Background: Catheter ablation of atrial fibrillation (AFCA) is an established therapeutic option for rhythm control in symptomatic patients. Its efficacy and safety among patients with left ventricular systolic dysfunction is based on small populations, and data concerning long-term outcome are limited. We performed this meta-analysis to assess safety and long-term outcome of AFCA in patients with left ventricular systolic dysfunction, to evaluate predictors of recurrence and impact on left ventricular function.

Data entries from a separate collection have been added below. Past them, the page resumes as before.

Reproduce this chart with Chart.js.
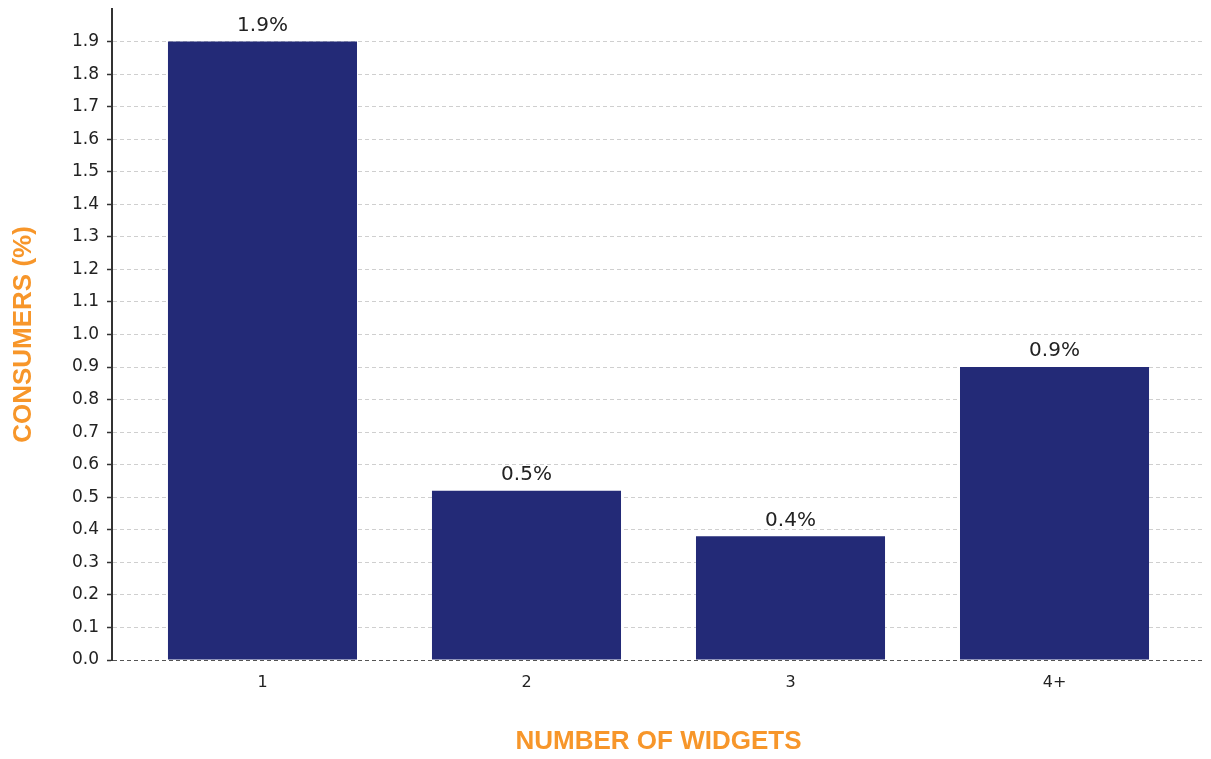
<!DOCTYPE html>
<html>
<head>
<meta charset="utf-8">
<script src="https://cdn.jsdelivr.net/npm/chart.js@4"></script>
<style>
  html, body { margin: 0; padding: 0; background: #fff; }
  #wrap { width: 1211px; height: 759px; }
</style>
</head>
<body>
<div id="wrap"><canvas id="chart-widgets"></canvas></div>
<script>
// データ
const categories = ['1', '2', '3', '4+'];
const consumers = [1.9, 0.52, 0.38, 0.9];
const valueLabels = ['1.9%', '0.5%', '0.4%', '0.9%'];

// バーの上に値ラベルを描く
const barLabelPlugin = {
    id: 'barLabels',
    afterDatasetsDraw(chart) {
        const ctx = chart.ctx;
        const meta = chart.getDatasetMeta(0);
        ctx.save();
        ctx.font = '20px "DejaVu Sans"';
        ctx.fillStyle = '#222';
        ctx.textAlign = 'center';
        ctx.textBaseline = 'bottom';
        meta.data.forEach(function (bar, i) {
            ctx.fillText(valueLabels[i], bar.x, bar.y - 6);
        });
        ctx.restore();
    }
};

var data = {
    datasets: [{
        data: consumers.map((v, i) => ({ x: i, y: v })),
        backgroundColor: '#232a77',
        borderWidth: 0,
        categoryPercentage: 1,
        barPercentage: 0.716,
    }]
};

var options = {
    animation: false,
    responsive: true,
    maintainAspectRatio: false,
    layout: {
        padding: { top: 9, right: 6, bottom: 0, left: 0 }
    },
    plugins: {
        legend: { display: false },
        tooltip: { enabled: false },
    },
    scales: {
        x: {
            type: 'linear',
            offset: false,
            min: -0.57,
            max: 3.57,
            afterBuildTicks: function (scale) {
                scale.ticks = categories.map((_, i) => ({ value: i }));
            },
            afterFit: function (scale) {
                scale.height = 99;
            },
            grid: { display: false, drawTicks: false },
            border: { display: false },
            ticks: {
                padding: 13,
                color: '#222',
                font: { family: 'DejaVu Sans', size: 16 },
                callback: function (value) {
                    return categories[value];
                }
            },
            title: {
                display: true,
                text: 'NUMBER OF WIDGETS',
                color: '#f7962a',
                font: { family: '"Liberation Sans"', size: 26, weight: 'bold' },
                padding: { top: 0, bottom: 2 }
            }
        },
        y: {
            min: 0,
            max: 2.0,
            afterBuildTicks: function (scale) {
                var t = [];
                for (var i = 0; i <= 19; i++) t.push({ value: i / 10 });
                scale.ticks = t;
            },
            afterFit: function (scale) {
                scale.width = 112;
                scale.paddingTop = 0;
                scale.paddingBottom = 0;
            },
            grid: {
                color: function (c) {
                    return c.tick && c.tick.value === 0 ? '#555' : '#cfcfcf';
                },
                lineWidth: 1,
                tickColor: '#333',
                tickLength: 5,
                tickWidth: 1.5,
                tickBorderDash: [],
            },
            border: {
                display: true,
                color: '#333',
                width: 2,
                dash: [4, 3],
            },
            ticks: {
                padding: 8,
                color: '#222',
                font: { family: 'DejaVu Sans', size: 17 },
                callback: function (value) {
                    return value.toFixed(1);
                }
            },
            title: {
                display: true,
                text: 'CONSUMERS (%)',
                color: '#f7962a',
                font: { family: '"Liberation Sans"', size: 26, weight: 'bold' },
                padding: { top: 8, bottom: 0 }
            }
        }
    }
};

var ctx = document.getElementById('chart-widgets').getContext('2d');
var chart = new Chart(ctx, {
    type: 'bar',
    data: data,
    options: options,
    plugins: [barLabelPlugin]
});
</script>
</body>
</html>
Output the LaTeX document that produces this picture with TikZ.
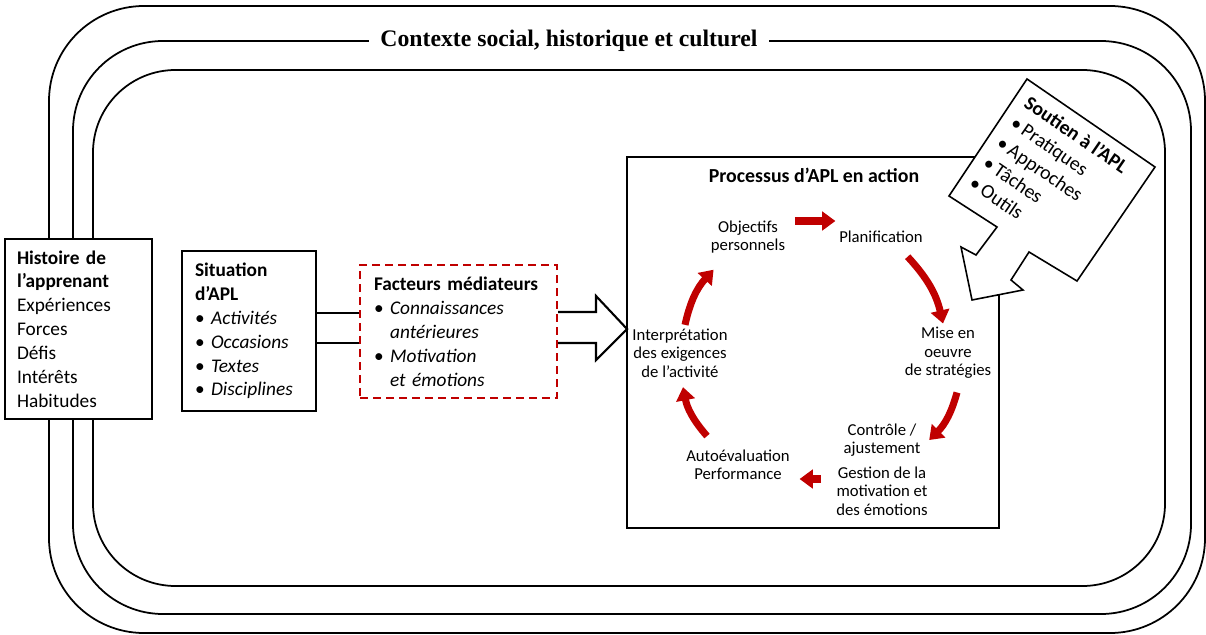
\documentclass[tikz,border=0pt]{standalone}
\usepackage{fontspec}
\setmainfont{Carlito}
\newfontfamily\titlefont{Liberation Serif}
\usepackage{tikz}
\usetikzlibrary{arrows.meta}
\definecolor{aplred}{RGB}{192,0,0}
\newcommand{\puce}{\textbullet\ }

\begin{document}
\begin{tikzpicture}[x=0.02cm, y=-0.02cm, >=Stealth,
  box/.style={draw, fill=white, line width=0.8pt, align=left, font=\fontsize{11}{13.6}\selectfont},
  etape/.style={align=center, inner sep=2pt, font=\fontsize{9.5}{10.5}\selectfont},
  boucle/.style={draw=aplred, line width=4pt, -{Triangle[width=10.5pt,length=7.5pt]}}]
\useasboundingbox (0,0) rectangle (1206,635);
% three frames of the context
\draw[line width=1pt, rounded corners=1.9cm] (49,6) rectangle (1205,633);
\draw[line width=1pt, rounded corners=1.8cm] (73,41) rectangle (1191,614);
\draw[line width=1pt, rounded corners=1.65cm] (93,70) rectangle (1165,586);
\node[fill=white, inner xsep=0.22cm, font=\titlefont\bfseries\fontsize{13.5}{16}\selectfont] (contexte) at (569,41) {Contexte social, historique et culturel};

\node[box, text width=2.46cm, inner xsep=0.24cm, minimum height=3.6cm] (histoire) at (78.5,329) {\textbf{Histoire de}\\\textbf{l’apprenant}\\Expériences\\Forces\\Défis\\Intérêts\\Habitudes};
\node[box, text width=2.16cm, inner xsep=0.26cm, minimum height=3.2cm] (situation) at (249,331) {\textbf{Situation}\\\textbf{d’APL}\\\puce\textit{Activités}\\\puce\textit{Occasions}\\\puce\textit{Textes}\\\puce\textit{Disciplines}};
\node[box, draw=aplred, line width=1.2pt, dash pattern=on 0.16cm off 0.1cm, text width=3.38cm, inner xsep=0.28cm, minimum height=2.66cm] (facteurs) at (458.5,331.5) {\textbf{Facteurs médiateurs}\\\puce\textit{Connaissances}\\\hphantom{\puce}\textit{antérieures}\\\puce\textit{Motivation}\\\hphantom{\puce}\textit{et émotions}};

\draw[line width=1.2pt] (situation.east) ++(0,-18) coordinate (bandhaut) -- (bandhaut -| facteurs.west);
\draw[line width=1.2pt] (situation.east) ++(0,12) coordinate (bandbas) -- (bandbas -| facteurs.west);
\draw[line width=1.2pt] (facteurs.east) ++(0,-19.5) -- ++(38,0) -- ++(0,-16) -- ++(31,33) -- ++(-31,31) -- ++(0,-17) -- ++(-38,0);

% process box
\node[draw, line width=1.3pt, minimum width=7.44cm, minimum height=7.42cm] (processus) at (813,342.5) {};
\node[font=\bfseries\fontsize{11.3}{13}\selectfont] (titreproc) at (814,175) {Processus d’APL en action};
\node[etape] (objectifs) at (748,237) {Objectifs\\personnels};
\node[etape] (planif) at (881,237) {Planification};
\node[etape] (mise) at (948,353) {Mise en\\oeuvre\\de stratégies};
\node[etape] (controle) at (882,440) {Contrôle /\\ajustement};
\node[etape] (gestion) at (882,491) {Gestion de la\\motivation et\\des émotions};
\node[etape] (auto) at (738,465) {Autoévaluation\\Performance};
\node[etape] (interp) at (680,353) {Interprétation\\des exigences\\de l’activité};

\draw[boucle] ([xshift=0.12cm,yshift=0.32cm]objectifs.east) -- ([yshift=0.32cm]objectifs.east -| planif.west);
\draw[boucle] ([xshift=-0.38cm,yshift=-0.2cm]planif.south east) to[bend left=15] ([xshift=-0.1cm]mise.north);
\draw[boucle] ([xshift=0.18cm,yshift=-0.2cm]mise.south) to[bend left=15] ([xshift=0.1cm]controle.east);
\draw[boucle] ([xshift=-0.23cm,yshift=0.24cm]gestion.west) -- ([xshift=0.12cm,yshift=0.24cm]gestion.west -| auto.east);
\draw[boucle] ([xshift=-0.62cm,yshift=0.2cm]auto.north) to[bend left=15] ([xshift=0.06cm,yshift=-0.12cm]interp.south);
\draw[boucle] ([xshift=0.1cm]interp.north) to[bend left=15] ([xshift=0.13cm,yshift=-0.25cm]objectifs.south west);

% callout
\draw[line width=0.9pt, fill=white] (1027,79) -- (1155,167) -- (1077,281) -- (1029,252) -- (1011,280) -- (1023,290) -- (972,300) -- (961,247) -- (976,255) -- (997,227) -- (949,196) -- cycle;
\node[rotate=-34.5, anchor=north west, align=left, inner sep=2pt, font=\fontsize{11.3}{13.8}\selectfont] (soutien) at (1030,89) {\textbf{Soutien à l’APL}\\\textbullet\,Pratiques\\\textbullet\,Approches\\\textbullet\,Tâches\\\textbullet\,Outils};
\end{tikzpicture}
\end{document}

Methods and Results: A systematic review was conducted in MEDLINE/PubMed and Cochrane Library. Randomized controlled trials, clinical trials, and observational studies including patients with left ventricular systolic dysfunction undergoing AFCA were included. Twenty-six studies were selected, including 1838 patients. Mean follow-up was 23 (95% confidence interval, 18-40) months. Overall complication rate was 4.2% (3.6%-4.8%). Efficacy in maintaining sinus rhythm at follow-up end was 60% (54%-67%). Meta-regression analysis revealed that time since first atrial fibrillation (P=0.030) and heart failure (P=0.045) diagnosis related to higher, whereas absence of known structural heart disease (P=0.003) to lower incidence of atrial fibrillation recurrences. Left ventricular ejection fraction improved significantly during follow-up by 13% (P<0.001), with a significant reduction of patients presenting an ejection fraction <35% (P<0.001). N-terminal pro-brain natriuretic peptide blood levels decreased by 620 pg/mL (P<0.001).
Conclusions: AFCA efficacy in patients with impaired left ventricular systolic function improves when performed early in the natural history of atrial fibrillation and heart failure. AFCA provides long-term benefits on left ventricular function, significantly reducing the number of patients with severely impaired systolic function.